Stephanie, Colombs, Lele e Maria Luisa riprendono la marcia mentre sono ancora fermo a sistemare le vettovaglie. Poi parto: la vetta è là davanti, 500m più in alto. A testa bassa e con ritmo regolare recupero terreno sul quartetto che mi precede. Di Machine ancora nulla. Ma lui è l’Ale e quando meno te l’aspetti è dietro che incalza. Raggiungo Maria Luisa e il Lele in corrispondenza di una breve discesa dove ci fermiamo per una breve pausa. Supero la prima mentre il secondo è già ripartito e inizio a fare i conti: considerando che l’Ale è qui dietro e che ben presto mi supererà, posso ben accontentarmi della quinta piazza, in fondo avrei davanti Stephanie e lo Stigma Team. Preso nelle mie elucubrazioni mentali, lentamente guadagno strada su chi mi precede finchè passo il Lele: sono virtualmente sul podio e dell’Ale ancora nessuna traccia. Subito dopo è la volta del Marco e così mi ritrovo secondo, mentre Stephanie mette la seconda e se ne va! Raggiungiamo così il deposito degli sci dove inizia la parte alpinistica della salita. Più veloce di tutti è solo il mio thermos che prende il volo per la valle a sud del Ruchen! Lo guardo piroettare giù dal pendio: forse si ferma, forse si ferma. E invece saltella tra le piccole onde di neve gelata fino a sparire nell’abisso. Meglio lui che il sottoscritto. Archivio l’episodio (peccato però, il thermos aveva una bella scritta “extreme” gialla che dava un tono all’oggetto) e inizio la mia salita sul breve tratto tecnico. Stephanie è dietro che incalza. La faccio passare: non mi va di essere spinto su fino alla croce di vetta. E poi lei è di un’altra categoria. La cresta si abbatte e sono sul punto più alto del Ruchen. Cazzo, sono sul Ruchen! E ci sono arrivato prima dello Stigma Team: Cavallo Goloso è tornato!

Il panorama è spettacolare: le Alpi finiscono a nord, poi c’è solo la pianura. Nelle altre direzioni è un susseguirsi di punte, cime e pinnacoli di cui ignoro il nome. Poi scorgo un pendio. Una discesa incredibilmente e inverosimilmente ripida. Un salto nell’abisso. Sono sgomento: da lì sono salito e da lì dovrò scendere. Si, in corda doppia!
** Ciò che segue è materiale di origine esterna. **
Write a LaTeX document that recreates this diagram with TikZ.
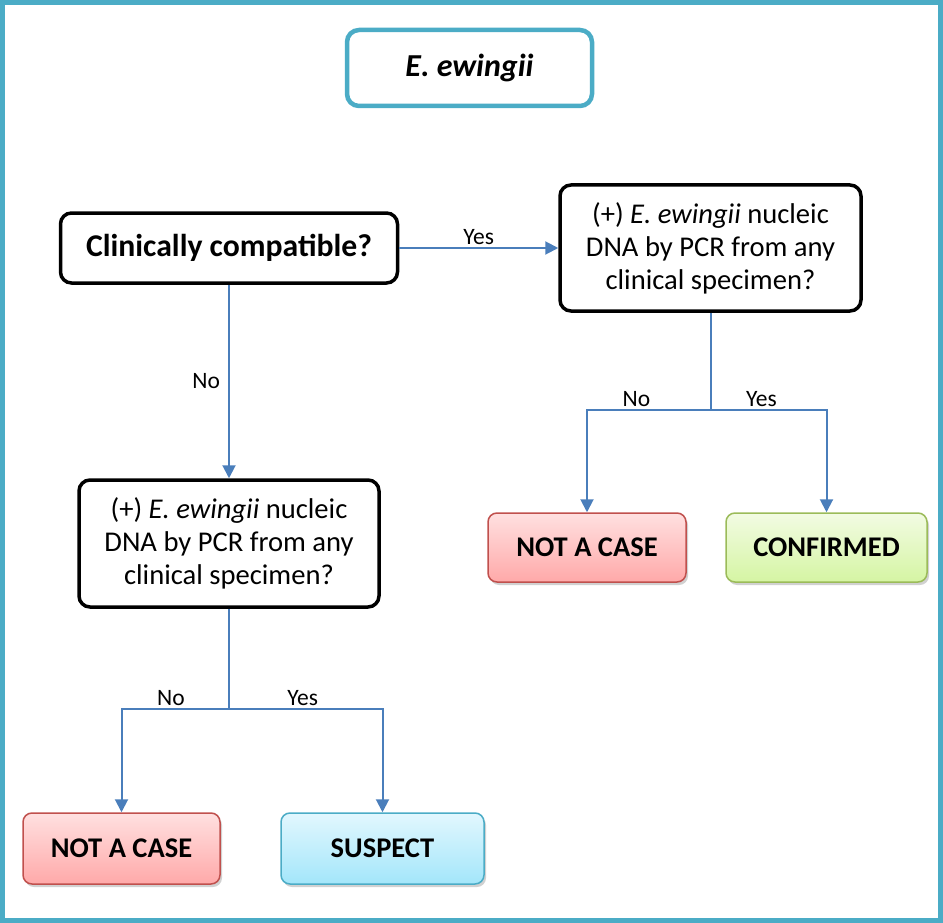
\documentclass[tikz,border=0pt]{standalone}
\usepackage{fontspec}
\setmainfont{Carlito}
\usetikzlibrary{arrows.meta,shadows}
\definecolor{frameteal}{HTML}{4BACC6}
\definecolor{arrblue}{HTML}{4A7EBB}
\definecolor{redtop}{HTML}{FFE0E0}
\definecolor{redbot}{HTML}{FFA9A9}
\definecolor{redline}{HTML}{C0504D}
\definecolor{greentop}{HTML}{F2FBE3}
\definecolor{greenbot}{HTML}{D5F5A3}
\definecolor{greenline}{HTML}{9BBB59}
\definecolor{bluetop}{HTML}{E2F7FE}
\definecolor{bluebot}{HTML}{A3E6FA}
\begin{document}
\begin{tikzpicture}[x=1pt,y=-1pt,
  question/.style={draw=black, line width=3.5pt, rounded corners=11pt, fill=white,
    align=center, inner sep=0pt, font=\fontsize{28.6}{33}\selectfont},
  outcome/.style={line width=1.5pt, rounded corners=9pt, inner sep=0pt,
    font=\fontsize{28.5}{32}\selectfont\bfseries,
    drop shadow={shadow xshift=2pt, shadow yshift=-3pt, opacity=0.3, fill=black!60}},
  arrline/.style={draw=arrblue, line width=2pt},
  arr/.style={arrline, -{Triangle[width=13pt,length=13pt]}},
  lbl/.style={font=\fontsize{23.5}{27}\selectfont, inner sep=2pt}]
\useasboundingbox (0,0) rectangle (943,923);
\draw[frameteal, line width=5pt] (2.5,2.5) rectangle (940.5,920.5);

\node[draw=frameteal, line width=4.5pt, rounded corners=12pt, fill=white,
  minimum width=245pt, minimum height=76pt, inner sep=0pt,
  font=\fontsize{32}{38}\selectfont\bfseries\itshape] (title) at (469.5,68) {E. ewingii};

\node[question, minimum width=337pt, minimum height=70pt,
  font=\fontsize{31.7}{36}\selectfont\bfseries] (cc) at (229,248) {Clinically compatible?};
\node[question, minimum width=301pt, minimum height=126pt] (rq) at (710.5,248)
  {(+) \textit{E. ewingii} nucleic\\DNA by PCR from any\\clinical specimen?};
\node[question, minimum width=300pt, minimum height=127pt] (lq) at (229,543.5)
  {(+) \textit{E. ewingii} nucleic\\DNA by PCR from any\\clinical specimen?};

\node[outcome, draw=redline, top color=redtop, bottom color=redbot,
  minimum width=198pt, minimum height=69pt] (rnac) at (587,547.5) {NOT A CASE};
\node[outcome, draw=greenline, top color=greentop, bottom color=greenbot,
  minimum width=201pt, minimum height=69pt] (conf) at (826.5,547.5) {CONFIRMED};
\node[outcome, draw=redline, top color=redtop, bottom color=redbot,
  minimum width=197pt, minimum height=71pt] (lnac) at (121.5,848.5) {NOT A CASE};
\node[outcome, draw=frameteal, top color=bluetop, bottom color=bluebot,
  minimum width=203pt, minimum height=71pt] (susp) at (382.5,848.5) {SUSPECT};

\draw[arr] (cc.east) -- node[lbl, above=0pt] {Yes} (rq.west);
\draw[arr] (cc.south) -- node[lbl, left=6pt] {No} (lq.north);

\coordinate (rj) at (rq.south |- 0,410);
\draw[arrline] (rq.south) -- (rj);
\draw[arr] (rj) -| node[lbl, above=0pt, pos=0.3] {No} (rnac.north);
\draw[arr] (rj) -| node[lbl, above=0pt, pos=0.22] {Yes} (conf.north);

\coordinate (lj) at (lq.south |- 0,709);
\draw[arrline] (lq.south) -- (lj);
\draw[arr] (lj) -| node[lbl, above=0pt, pos=0.27] {No} (lnac.north);
\draw[arr] (lj) -| node[lbl, above=0pt, pos=0.24] {Yes} (susp.north);
\end{tikzpicture}
\end{document}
Per la prima volta inquieto per non dire quasi terrorizzato, inizio la discesa, prima sulla cresta e poi con gli sci fino all’imbocco del canale. La neve mi permette una buona sciata, con un tratto completamente nella polvere. Quando arrivo all’inizio del muro, sono un po’ più rincuorato, ma ora inizia il bello. Scendiamo uno dietro l’altro fermandoci regolarmente dopo qualche curva la neve è dura ma gli sci lavorano ottimamente sulla superficie gelata lasciandomi percepire tutte le vibrazioni come fossi su un martello pneumatico. Siamo di nuovo alla base del canale: la discesa è stata molto meno impegnativa di quanto pensassi tanto che non mi dispiacerebbe tentare qualcosa di più ripido ora che la pratica Ruchen è stata archiviata.